→ **Given exercise**: Find how many lines hold the word "this" and give that number only.

→ **Records excerpted from a collection**:
━━━━━━
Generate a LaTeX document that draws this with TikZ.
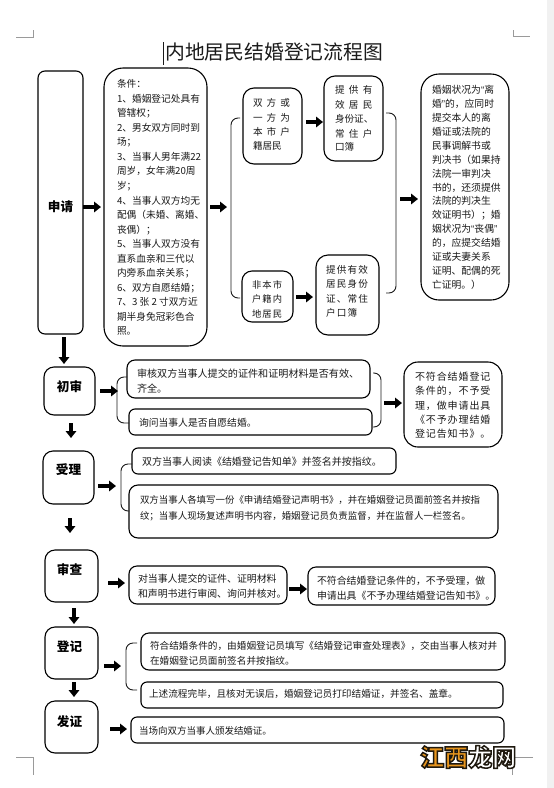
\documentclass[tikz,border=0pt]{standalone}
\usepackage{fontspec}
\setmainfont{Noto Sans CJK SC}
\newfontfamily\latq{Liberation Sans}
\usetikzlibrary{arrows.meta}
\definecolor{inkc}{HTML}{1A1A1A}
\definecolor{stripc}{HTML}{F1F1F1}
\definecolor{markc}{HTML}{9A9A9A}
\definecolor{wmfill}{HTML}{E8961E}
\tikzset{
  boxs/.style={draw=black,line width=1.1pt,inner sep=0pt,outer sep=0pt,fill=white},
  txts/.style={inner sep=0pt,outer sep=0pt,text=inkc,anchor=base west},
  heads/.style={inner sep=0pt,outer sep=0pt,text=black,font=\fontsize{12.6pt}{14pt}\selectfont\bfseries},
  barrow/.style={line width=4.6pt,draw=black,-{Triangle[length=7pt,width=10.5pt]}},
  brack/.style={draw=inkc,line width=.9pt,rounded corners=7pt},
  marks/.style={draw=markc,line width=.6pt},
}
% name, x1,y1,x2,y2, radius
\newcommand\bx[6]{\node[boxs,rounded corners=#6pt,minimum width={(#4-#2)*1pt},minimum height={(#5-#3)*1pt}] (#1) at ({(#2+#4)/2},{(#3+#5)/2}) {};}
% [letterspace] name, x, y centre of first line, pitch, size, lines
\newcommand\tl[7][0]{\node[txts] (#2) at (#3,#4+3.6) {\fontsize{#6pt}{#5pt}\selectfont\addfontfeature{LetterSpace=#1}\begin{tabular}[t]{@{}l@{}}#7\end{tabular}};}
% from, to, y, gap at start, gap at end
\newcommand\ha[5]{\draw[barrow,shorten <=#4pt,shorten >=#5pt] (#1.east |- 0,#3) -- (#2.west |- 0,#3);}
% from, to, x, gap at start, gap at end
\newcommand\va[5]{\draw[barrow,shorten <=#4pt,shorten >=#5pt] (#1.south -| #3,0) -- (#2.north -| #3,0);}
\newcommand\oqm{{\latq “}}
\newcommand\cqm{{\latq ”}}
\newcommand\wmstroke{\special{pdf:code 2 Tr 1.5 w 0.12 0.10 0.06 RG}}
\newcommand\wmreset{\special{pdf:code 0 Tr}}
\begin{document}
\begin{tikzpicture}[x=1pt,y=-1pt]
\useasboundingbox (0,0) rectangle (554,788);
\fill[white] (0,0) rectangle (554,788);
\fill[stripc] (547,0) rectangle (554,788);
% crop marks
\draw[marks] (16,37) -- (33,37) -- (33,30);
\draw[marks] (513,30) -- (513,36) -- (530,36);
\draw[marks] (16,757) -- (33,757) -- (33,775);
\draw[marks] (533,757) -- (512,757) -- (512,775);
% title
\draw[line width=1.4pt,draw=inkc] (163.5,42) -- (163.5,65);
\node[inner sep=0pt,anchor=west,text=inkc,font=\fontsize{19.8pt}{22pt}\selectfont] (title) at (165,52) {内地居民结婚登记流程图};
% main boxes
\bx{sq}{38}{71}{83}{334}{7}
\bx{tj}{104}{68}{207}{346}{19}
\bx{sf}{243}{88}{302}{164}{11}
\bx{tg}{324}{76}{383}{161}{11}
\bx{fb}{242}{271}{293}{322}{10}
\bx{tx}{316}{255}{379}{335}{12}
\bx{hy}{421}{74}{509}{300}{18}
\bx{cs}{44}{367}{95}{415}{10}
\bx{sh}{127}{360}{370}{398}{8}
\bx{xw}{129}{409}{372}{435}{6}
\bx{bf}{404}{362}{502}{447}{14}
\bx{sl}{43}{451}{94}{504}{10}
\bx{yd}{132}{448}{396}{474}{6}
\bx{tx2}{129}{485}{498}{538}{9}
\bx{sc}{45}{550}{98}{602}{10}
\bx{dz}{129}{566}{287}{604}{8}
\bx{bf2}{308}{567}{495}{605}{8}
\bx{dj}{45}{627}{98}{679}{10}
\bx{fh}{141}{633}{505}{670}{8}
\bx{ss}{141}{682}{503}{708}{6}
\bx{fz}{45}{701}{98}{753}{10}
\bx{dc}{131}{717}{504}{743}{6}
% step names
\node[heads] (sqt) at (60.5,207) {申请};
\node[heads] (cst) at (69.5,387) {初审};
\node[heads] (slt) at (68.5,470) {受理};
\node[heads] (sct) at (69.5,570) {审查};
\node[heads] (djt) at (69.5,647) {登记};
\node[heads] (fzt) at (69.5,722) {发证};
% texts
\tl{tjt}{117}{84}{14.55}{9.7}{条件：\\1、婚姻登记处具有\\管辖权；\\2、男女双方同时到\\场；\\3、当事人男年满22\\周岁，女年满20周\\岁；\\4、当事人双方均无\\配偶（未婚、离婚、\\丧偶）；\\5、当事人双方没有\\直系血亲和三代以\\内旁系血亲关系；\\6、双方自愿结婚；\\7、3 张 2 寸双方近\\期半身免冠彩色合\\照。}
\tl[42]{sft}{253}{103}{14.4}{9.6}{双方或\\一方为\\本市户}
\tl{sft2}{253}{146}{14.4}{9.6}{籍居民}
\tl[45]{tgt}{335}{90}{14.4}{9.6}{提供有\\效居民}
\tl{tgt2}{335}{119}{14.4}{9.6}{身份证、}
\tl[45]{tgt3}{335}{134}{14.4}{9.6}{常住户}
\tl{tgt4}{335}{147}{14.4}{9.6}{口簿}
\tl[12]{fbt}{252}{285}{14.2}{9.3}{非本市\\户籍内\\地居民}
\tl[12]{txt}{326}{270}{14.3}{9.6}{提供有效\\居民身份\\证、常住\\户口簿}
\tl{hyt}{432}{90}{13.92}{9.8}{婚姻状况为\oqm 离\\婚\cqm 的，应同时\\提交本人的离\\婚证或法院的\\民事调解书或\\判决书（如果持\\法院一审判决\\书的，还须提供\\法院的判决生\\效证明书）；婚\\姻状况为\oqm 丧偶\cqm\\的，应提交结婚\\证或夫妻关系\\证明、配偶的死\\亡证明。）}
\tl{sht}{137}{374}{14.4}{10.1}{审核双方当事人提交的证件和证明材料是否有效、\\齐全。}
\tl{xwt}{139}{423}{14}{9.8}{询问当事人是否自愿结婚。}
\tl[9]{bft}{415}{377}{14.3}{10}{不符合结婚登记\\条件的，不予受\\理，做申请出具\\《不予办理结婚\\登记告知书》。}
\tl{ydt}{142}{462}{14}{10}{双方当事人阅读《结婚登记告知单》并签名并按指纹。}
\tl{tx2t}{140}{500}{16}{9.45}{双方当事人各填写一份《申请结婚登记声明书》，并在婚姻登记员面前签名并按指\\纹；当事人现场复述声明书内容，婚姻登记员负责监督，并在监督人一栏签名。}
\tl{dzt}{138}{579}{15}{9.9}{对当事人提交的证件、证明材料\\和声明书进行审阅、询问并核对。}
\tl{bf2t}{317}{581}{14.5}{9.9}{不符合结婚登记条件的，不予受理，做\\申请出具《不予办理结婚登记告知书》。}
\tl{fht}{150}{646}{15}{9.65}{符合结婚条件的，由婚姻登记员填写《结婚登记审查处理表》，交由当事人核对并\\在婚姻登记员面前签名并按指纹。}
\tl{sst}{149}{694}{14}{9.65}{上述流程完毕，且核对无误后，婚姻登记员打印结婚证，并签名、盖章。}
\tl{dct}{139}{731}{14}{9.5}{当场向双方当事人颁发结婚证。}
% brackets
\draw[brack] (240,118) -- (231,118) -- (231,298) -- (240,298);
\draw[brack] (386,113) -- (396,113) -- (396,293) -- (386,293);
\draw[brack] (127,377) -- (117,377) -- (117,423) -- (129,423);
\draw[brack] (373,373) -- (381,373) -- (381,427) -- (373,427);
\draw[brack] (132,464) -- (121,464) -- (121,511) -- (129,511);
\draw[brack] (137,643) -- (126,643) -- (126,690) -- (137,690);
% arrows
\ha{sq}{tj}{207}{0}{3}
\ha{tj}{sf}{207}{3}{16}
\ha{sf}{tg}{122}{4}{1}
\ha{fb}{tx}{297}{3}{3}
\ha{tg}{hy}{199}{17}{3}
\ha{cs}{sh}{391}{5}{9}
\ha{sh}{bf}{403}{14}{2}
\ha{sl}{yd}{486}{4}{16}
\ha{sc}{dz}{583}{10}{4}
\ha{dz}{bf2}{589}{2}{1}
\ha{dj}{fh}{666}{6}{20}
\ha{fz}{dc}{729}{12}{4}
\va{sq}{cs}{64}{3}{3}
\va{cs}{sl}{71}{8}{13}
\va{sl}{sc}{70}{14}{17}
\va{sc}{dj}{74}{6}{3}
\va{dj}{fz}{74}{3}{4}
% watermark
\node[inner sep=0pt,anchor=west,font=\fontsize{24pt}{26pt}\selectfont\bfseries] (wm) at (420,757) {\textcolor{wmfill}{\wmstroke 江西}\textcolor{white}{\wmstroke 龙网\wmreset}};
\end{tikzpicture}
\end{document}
━━━━━━
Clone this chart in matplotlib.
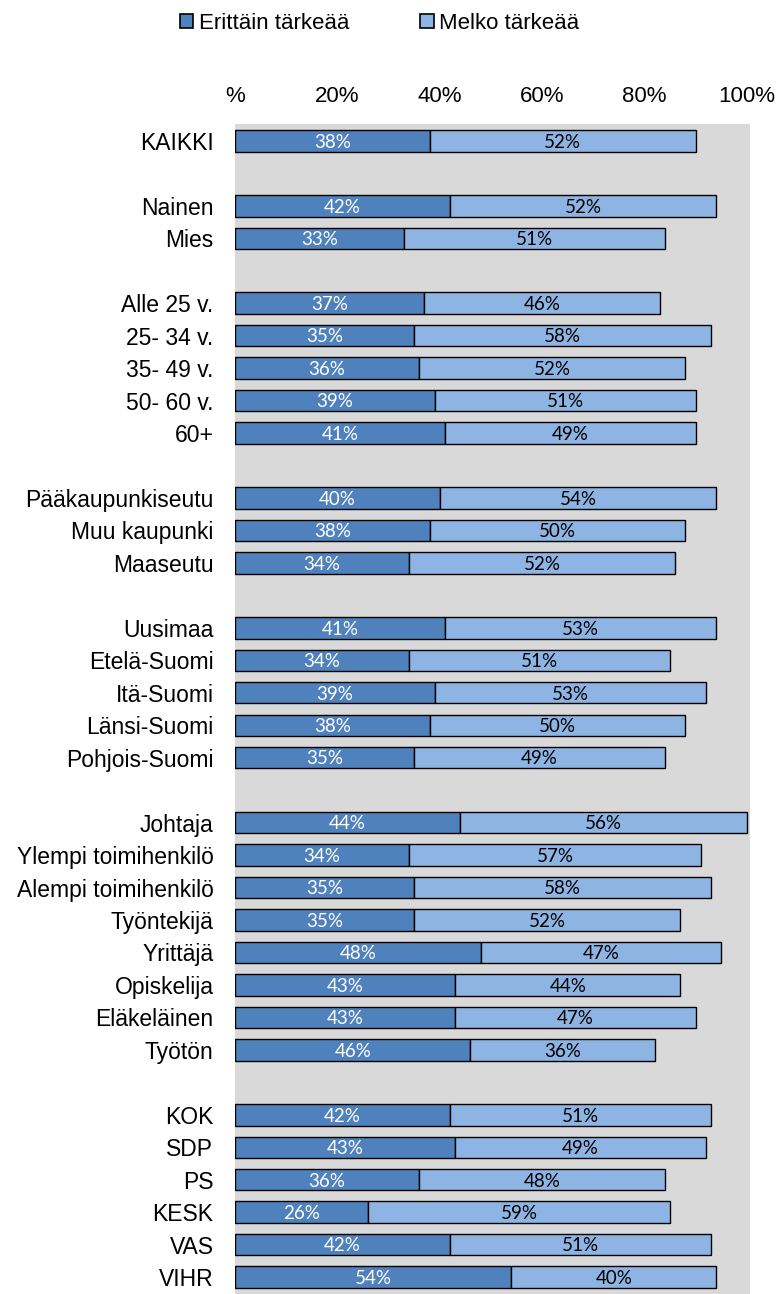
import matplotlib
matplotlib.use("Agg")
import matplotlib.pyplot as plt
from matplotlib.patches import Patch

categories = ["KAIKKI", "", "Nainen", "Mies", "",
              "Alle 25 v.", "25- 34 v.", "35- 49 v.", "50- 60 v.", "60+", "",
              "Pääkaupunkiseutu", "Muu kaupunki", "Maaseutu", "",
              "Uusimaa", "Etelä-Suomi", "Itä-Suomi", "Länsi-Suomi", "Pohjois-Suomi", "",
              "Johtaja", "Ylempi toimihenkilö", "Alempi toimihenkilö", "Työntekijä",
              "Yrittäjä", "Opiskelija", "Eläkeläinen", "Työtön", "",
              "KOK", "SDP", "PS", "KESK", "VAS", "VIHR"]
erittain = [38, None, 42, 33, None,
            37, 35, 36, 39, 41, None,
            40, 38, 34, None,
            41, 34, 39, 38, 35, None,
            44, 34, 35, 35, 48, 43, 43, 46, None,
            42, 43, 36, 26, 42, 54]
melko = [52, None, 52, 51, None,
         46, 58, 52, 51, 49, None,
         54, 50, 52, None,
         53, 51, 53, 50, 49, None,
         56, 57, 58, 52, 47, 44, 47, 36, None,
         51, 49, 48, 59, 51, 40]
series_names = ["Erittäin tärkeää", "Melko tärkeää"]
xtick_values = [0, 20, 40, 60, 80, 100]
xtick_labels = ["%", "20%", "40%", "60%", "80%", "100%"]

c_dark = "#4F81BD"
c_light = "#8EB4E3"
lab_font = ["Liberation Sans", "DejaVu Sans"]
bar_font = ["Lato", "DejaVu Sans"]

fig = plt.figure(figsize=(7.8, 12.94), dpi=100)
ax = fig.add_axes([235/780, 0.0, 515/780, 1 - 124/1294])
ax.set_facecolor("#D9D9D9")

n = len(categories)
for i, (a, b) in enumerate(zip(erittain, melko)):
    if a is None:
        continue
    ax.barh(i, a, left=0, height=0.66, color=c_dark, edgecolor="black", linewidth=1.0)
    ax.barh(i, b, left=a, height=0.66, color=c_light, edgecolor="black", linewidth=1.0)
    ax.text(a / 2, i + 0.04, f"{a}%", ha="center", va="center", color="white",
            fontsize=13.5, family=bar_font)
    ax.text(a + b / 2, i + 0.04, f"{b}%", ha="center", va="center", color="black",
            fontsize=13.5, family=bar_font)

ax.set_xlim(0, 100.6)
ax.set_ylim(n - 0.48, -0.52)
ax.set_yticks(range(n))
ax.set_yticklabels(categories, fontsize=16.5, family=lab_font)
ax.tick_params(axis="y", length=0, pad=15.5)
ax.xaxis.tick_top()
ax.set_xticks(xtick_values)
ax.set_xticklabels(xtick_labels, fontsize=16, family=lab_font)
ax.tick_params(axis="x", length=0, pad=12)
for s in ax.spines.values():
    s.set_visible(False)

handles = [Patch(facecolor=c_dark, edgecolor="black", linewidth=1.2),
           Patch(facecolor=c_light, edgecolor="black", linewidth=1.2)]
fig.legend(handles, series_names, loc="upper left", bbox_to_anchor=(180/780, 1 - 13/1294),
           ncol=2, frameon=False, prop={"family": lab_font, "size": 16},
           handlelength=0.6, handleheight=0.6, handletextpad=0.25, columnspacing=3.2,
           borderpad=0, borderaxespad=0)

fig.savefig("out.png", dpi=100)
━━━━━━
→ **Answer to the task**: 2